SBS 301 Cultural Diversity/Prof. Koptiuch Fall 2012 Personal Memory Ethnographies
Etymologist, Age Nine
We inched our way through the lines in the small, crowded building, one room to the next. Dry goods, produce, refrigerated. I stuck close behind my big brother who was pushing our mother in her wheelchair, a box in her lap that was slowly being filled. People to each side had their eyes steadily fixed on the ground. Once we had made our way through the whole place, we stepped outside into the tiny parking lot, right off a busy road. Cars sped by and it seemed like they didn’t even notice this inconsequential speck of a building, sandwiched between a car dealership and an office complex. Places for rich people. We walked to our van and I waited quietly while the box of food was loaded in the back. That’s when I saw her.
I was helping an elderly lady out to her car with a box of food at the food bank where I volunteer when I saw something interesting. A little girl, around ten years old, was standing quietly at the back of a van, looking around the parking lot. Next to her were a middle-aged woman in a wheelchair and a teenage boy, lifting a box of food into the trunk of the van. The manner of the little girl changed quickly, and she looked down at the ground and moved toward the side door of the van. I looked in the direction she had just been facing and saw another little girl who must have been the same age, standing next to a car with her family. She too was staring at the ground, half hidden behind an older man.

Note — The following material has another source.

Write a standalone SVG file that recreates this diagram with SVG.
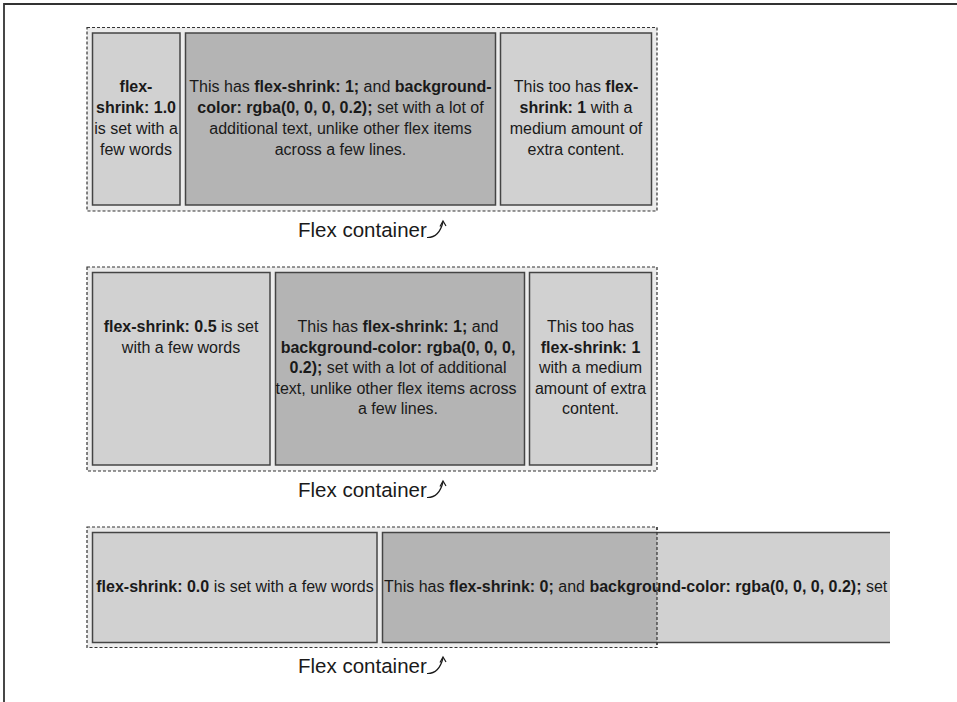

I thought it was a strange occurrence. What would make two children shy away from one another? Aren’t kids normally talkative and happy to see someone of their own age group? I would think especially so in a boring place like this. As I walked back into the food bank, I could again see the first girl standing at the side of the van, but now she was crying. I figured at that point the two of them must have known each other; why else would one of them have such an emotional response? But what was the emotion about? Maybe they were two friends in a fight or one of them was a bully, too scared to act up around their family. But then I considered the venue. Maybe they were sad seeing each other because of where they were. Financial problems probably aren’t something that kids share with each other about their families, but I don’t see why it would be such a trigger.
A classmate. I was instantly mortified. I wanted to sink into the ground or immediately erase both of our memories or explain it away, Oh, this isn’t for us! We’re just picking this up for my grandmother! I was ashamed of being poor. I had never felt that. Only being in fourth grade, I didn’t quite have a grasp on what it really meant to be poor. When I thought of “poor people,” the images that came to mind were the people on Jerry Springer, in its heyday in the late ‘90s. Despicable low-life's who were addicted to drugs and were awful to their children and fought with each other over sexual indiscretions – white trash, in other words. I knew my family was poor, but I also knew that we weren’t anything like those people. To me, being poor meant that other kids had cool things that we couldn’t afford and that we got all our clothes from the thrift store, while many other kids wore name brand clothes. While I didn’t particularly enjoy the fact that I didn’t have a PlayStation and had to wear ratty old sweaters and stained pants, it wasn’t a huge deal. But then our money situation got tighter.
In addition to going to discount grocery stores and buying only groceries on sale, we now had to pay for them with food stamps. In the winter, instead of going to the thrift store to buy new (used) pairs of shoes, we went to a community closet, where we were each given a pair of shoes and a coat that had been donated to charity. And then we started frequenting food banks. Because most places only allow families to receive a small amount of food once a month, we had a schedule of going to a couple different food banks to get as many groceries as possible to feed our family of five. I thought that it was kind of an odd way to live, but it never caused discomfort to me personally. But now, I was ashamed that my family had to depend on the charity of others and all of a sudden I couldn’t keep up appearances at school because now someone knew my family was struggling. Even worse, I was afraid she would view me and my family as the white trash stereotype depicted on Jerry Springer just because of our finances. Somehow not having money for food was equal to being rude, abusive, filthy, and just plain awful. Even though her family was clearly in the same situation and there was no threat of being exposed at school because I’m sure, with the speed with which she looked away, she felt the same way I did.
When I volunteer here every week, I see so many needy families come in and get food and I’m thrilled to be a part of helping them out. Food banks are a lifesaver for people who are going through rough times and there’s nothing to be ashamed of for needing help. Especially for kids! Matters of keeping a household running shouldn’t be a burden on children. I’ve never personally needed the help of a food bank, nor has my family, but I don’t think seeing a peer at one would affect me so strongly.
Not even being ten yet, I couldn’t claim to know much about the world, but in that moment I understood that there is something inherently shameful about accepting charity. About not being able to afford our way in the world. About eating other people’s leftovers and wearing clothes that other people don’t want anymore and not being able to have first pick at anything and relying on the fact that someone, somewhere in the world had to think “What about those poor, poor people?” for me to be able to have any of these things. And I realized why a lack of wealth is called being “poor,” because those who aren’t regarding us with disgust, really do just look on us with pity. Those unfortunate souls, let’s help them out. I cried the entire way home.